Plotting code records
-- start --
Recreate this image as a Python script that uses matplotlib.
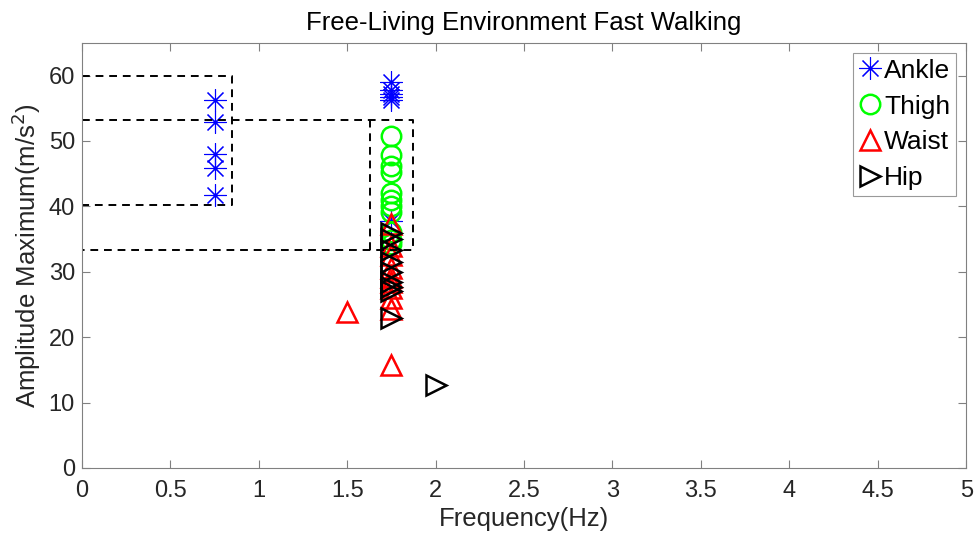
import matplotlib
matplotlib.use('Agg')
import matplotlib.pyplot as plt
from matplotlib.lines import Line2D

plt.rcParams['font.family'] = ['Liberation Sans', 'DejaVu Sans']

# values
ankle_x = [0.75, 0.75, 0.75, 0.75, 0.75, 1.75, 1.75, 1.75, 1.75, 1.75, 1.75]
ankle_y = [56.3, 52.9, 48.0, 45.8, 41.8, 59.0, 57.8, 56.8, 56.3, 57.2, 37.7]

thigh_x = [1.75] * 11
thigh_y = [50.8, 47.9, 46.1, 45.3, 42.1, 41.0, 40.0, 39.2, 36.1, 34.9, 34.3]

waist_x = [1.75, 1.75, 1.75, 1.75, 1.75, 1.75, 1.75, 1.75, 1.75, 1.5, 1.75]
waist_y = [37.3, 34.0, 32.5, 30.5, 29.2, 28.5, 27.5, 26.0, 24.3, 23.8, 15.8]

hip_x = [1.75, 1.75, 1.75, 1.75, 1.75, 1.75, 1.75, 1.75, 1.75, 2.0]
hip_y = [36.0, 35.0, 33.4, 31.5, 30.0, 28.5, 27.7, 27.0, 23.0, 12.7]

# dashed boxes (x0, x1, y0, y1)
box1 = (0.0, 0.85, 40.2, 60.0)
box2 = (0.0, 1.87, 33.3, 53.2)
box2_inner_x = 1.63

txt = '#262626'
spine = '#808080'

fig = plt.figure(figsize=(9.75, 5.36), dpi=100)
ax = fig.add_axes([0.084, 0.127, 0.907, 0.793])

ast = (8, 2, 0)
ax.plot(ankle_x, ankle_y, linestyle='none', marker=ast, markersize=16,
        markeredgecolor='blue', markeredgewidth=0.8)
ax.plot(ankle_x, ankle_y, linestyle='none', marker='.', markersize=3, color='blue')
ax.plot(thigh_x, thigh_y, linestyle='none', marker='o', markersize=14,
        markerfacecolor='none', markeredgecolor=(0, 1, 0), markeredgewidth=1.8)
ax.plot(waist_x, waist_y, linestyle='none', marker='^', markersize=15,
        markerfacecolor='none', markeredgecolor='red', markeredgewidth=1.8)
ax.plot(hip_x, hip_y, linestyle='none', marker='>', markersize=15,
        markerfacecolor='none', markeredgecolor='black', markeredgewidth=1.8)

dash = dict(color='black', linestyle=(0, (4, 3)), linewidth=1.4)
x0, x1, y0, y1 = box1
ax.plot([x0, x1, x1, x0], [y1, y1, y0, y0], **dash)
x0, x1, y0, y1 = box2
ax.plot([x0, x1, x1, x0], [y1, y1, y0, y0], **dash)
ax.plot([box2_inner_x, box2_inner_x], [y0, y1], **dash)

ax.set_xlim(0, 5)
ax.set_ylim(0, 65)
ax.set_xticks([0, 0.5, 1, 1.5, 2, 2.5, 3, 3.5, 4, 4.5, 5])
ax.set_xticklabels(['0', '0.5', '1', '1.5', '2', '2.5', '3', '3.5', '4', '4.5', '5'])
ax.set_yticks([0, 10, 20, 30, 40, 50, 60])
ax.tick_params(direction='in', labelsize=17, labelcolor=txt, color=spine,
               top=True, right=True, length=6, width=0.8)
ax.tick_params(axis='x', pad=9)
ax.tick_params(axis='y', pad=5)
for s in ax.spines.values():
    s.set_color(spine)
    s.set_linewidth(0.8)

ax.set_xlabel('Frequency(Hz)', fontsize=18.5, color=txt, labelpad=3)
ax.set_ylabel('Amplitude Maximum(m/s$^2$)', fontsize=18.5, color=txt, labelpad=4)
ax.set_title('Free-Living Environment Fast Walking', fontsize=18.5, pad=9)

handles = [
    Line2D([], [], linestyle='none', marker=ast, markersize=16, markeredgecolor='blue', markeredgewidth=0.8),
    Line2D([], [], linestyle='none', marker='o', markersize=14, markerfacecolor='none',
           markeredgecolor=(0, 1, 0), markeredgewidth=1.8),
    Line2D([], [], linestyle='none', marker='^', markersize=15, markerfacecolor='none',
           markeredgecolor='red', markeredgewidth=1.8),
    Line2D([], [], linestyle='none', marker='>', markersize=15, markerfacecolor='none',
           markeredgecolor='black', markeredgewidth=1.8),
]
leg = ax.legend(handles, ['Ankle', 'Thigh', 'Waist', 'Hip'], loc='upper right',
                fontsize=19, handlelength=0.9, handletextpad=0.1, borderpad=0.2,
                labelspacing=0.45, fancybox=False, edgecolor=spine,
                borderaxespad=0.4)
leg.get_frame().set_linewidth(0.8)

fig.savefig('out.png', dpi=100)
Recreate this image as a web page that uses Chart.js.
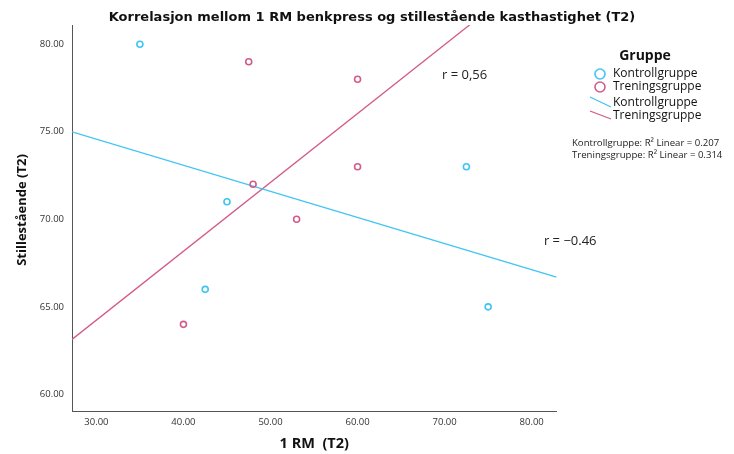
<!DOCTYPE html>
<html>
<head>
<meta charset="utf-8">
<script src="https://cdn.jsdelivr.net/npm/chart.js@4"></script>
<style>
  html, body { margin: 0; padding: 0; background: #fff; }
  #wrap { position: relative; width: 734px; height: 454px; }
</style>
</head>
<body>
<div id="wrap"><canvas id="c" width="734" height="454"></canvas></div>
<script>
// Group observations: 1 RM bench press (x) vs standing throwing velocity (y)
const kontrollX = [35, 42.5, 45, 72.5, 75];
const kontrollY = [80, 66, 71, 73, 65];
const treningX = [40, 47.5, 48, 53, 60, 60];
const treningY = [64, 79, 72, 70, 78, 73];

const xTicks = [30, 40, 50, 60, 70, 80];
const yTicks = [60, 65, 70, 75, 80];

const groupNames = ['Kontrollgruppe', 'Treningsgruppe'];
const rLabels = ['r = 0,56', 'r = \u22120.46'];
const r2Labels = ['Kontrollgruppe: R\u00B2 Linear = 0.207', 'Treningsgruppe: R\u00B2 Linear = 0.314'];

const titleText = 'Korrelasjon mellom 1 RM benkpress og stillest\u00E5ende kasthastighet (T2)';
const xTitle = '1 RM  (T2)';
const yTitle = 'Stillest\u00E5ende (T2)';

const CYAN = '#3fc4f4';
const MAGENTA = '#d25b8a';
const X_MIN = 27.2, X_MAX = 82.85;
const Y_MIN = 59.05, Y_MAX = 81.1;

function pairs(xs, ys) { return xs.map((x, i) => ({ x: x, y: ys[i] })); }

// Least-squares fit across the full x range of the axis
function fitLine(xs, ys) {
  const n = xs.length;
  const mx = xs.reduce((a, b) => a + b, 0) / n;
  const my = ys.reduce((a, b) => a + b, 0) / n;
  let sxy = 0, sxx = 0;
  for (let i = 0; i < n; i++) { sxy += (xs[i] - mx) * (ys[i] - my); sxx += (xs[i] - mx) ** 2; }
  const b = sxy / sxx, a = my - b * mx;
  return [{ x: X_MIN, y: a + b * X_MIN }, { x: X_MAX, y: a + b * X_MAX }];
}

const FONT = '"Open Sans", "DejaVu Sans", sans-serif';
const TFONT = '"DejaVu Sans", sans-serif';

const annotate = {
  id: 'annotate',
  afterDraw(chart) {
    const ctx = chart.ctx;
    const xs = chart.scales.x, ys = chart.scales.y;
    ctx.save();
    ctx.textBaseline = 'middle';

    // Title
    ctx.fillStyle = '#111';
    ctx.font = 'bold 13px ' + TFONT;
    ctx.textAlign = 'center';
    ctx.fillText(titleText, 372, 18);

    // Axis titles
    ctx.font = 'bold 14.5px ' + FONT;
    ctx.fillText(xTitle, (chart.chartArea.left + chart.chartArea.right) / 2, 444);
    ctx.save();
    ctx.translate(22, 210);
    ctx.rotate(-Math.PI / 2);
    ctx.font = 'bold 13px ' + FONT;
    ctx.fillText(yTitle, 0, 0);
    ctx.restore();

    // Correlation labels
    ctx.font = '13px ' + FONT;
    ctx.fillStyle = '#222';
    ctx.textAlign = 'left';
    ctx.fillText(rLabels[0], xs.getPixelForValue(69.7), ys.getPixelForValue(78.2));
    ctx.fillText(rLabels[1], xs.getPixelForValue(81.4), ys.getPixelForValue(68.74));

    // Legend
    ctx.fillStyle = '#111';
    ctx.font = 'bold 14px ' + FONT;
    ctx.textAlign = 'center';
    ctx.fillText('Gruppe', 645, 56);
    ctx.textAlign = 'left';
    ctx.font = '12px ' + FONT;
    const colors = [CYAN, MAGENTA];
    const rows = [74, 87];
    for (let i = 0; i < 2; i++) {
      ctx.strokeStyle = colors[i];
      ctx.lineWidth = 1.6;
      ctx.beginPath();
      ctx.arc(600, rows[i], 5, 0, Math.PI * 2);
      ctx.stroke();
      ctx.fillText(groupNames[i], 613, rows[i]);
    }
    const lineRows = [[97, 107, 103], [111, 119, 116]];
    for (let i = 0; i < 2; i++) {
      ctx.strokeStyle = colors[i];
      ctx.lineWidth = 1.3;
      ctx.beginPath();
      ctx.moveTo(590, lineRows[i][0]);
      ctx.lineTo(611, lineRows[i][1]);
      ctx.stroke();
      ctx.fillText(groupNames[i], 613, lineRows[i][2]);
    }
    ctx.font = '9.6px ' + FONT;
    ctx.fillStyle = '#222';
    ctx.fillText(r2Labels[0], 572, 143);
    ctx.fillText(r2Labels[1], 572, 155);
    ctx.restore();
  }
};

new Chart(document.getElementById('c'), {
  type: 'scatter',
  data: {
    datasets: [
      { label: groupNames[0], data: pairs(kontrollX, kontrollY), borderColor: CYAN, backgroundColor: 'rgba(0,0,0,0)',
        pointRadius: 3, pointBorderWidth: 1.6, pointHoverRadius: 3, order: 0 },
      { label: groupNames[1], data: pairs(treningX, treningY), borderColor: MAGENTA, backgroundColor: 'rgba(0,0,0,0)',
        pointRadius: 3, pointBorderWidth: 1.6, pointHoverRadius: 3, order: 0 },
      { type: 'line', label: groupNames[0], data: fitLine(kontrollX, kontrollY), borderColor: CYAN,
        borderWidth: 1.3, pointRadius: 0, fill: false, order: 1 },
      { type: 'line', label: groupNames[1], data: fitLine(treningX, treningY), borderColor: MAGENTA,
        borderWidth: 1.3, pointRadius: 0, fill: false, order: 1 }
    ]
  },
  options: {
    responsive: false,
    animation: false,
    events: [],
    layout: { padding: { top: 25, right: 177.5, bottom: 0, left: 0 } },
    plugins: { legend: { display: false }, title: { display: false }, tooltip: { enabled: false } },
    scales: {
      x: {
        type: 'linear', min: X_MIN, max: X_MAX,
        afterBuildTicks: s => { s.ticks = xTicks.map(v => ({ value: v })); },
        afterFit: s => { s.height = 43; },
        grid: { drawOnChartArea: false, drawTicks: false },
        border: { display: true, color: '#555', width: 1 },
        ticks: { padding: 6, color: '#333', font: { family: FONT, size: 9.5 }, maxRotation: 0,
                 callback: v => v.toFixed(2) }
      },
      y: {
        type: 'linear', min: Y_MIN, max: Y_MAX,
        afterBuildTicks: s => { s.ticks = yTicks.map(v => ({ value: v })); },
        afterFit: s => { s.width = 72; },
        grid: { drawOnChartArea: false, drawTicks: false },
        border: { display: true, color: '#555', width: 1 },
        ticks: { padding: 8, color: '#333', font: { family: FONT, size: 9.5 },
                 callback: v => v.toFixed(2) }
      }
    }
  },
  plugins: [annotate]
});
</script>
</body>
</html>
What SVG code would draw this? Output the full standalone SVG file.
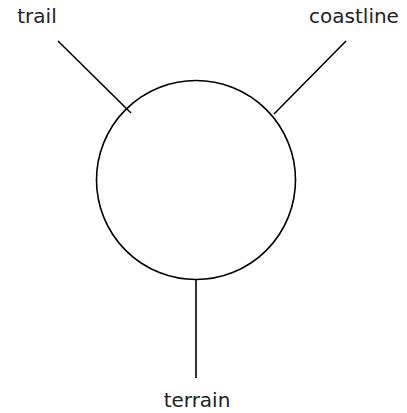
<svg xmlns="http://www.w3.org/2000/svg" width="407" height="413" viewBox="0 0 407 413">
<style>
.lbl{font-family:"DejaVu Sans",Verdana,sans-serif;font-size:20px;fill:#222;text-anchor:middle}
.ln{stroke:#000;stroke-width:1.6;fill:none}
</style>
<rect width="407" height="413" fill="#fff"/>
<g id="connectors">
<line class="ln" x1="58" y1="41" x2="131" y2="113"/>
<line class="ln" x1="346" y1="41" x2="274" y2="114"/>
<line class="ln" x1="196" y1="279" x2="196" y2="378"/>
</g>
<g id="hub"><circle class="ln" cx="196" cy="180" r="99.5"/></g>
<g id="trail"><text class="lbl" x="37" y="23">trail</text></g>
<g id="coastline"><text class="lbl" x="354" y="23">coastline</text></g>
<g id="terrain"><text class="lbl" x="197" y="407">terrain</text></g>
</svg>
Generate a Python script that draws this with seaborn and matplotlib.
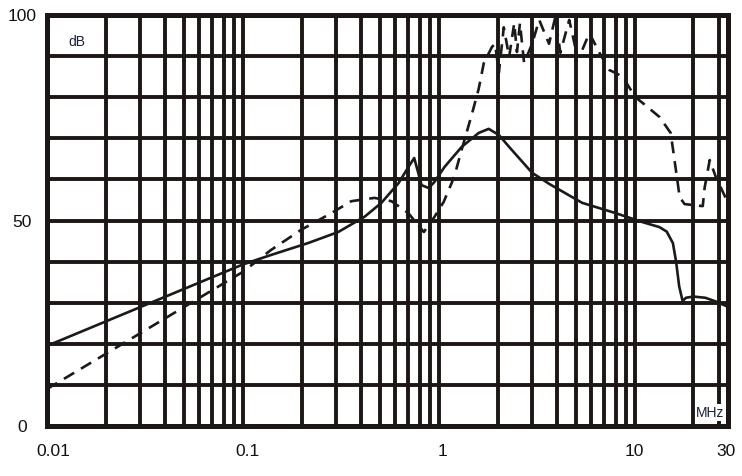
-- end --
(Stated task):
Your task is to restate word for word the lines from the top of the data to the line containing "ax = fig.add_axes([0.084, 0.127, 0.907, 0.793])", both ends included, with every picture left out.

(Solution to this problem):
Recreate this image as a Python script that uses matplotlib.
import matplotlib
matplotlib.use('Agg')
import matplotlib.pyplot as plt
from matplotlib.lines import Line2D

plt.rcParams['font.family'] = ['Liberation Sans', 'DejaVu Sans']

# values
ankle_x = [0.75, 0.75, 0.75, 0.75, 0.75, 1.75, 1.75, 1.75, 1.75, 1.75, 1.75]
ankle_y = [56.3, 52.9, 48.0, 45.8, 41.8, 59.0, 57.8, 56.8, 56.3, 57.2, 37.7]

thigh_x = [1.75] * 11
thigh_y = [50.8, 47.9, 46.1, 45.3, 42.1, 41.0, 40.0, 39.2, 36.1, 34.9, 34.3]

waist_x = [1.75, 1.75, 1.75, 1.75, 1.75, 1.75, 1.75, 1.75, 1.75, 1.5, 1.75]
waist_y = [37.3, 34.0, 32.5, 30.5, 29.2, 28.5, 27.5, 26.0, 24.3, 23.8, 15.8]

hip_x = [1.75, 1.75, 1.75, 1.75, 1.75, 1.75, 1.75, 1.75, 1.75, 2.0]
hip_y = [36.0, 35.0, 33.4, 31.5, 30.0, 28.5, 27.7, 27.0, 23.0, 12.7]

# dashed boxes (x0, x1, y0, y1)
box1 = (0.0, 0.85, 40.2, 60.0)
box2 = (0.0, 1.87, 33.3, 53.2)
box2_inner_x = 1.63

txt = '#262626'
spine = '#808080'

fig = plt.figure(figsize=(9.75, 5.36), dpi=100)
ax = fig.add_axes([0.084, 0.127, 0.907, 0.793])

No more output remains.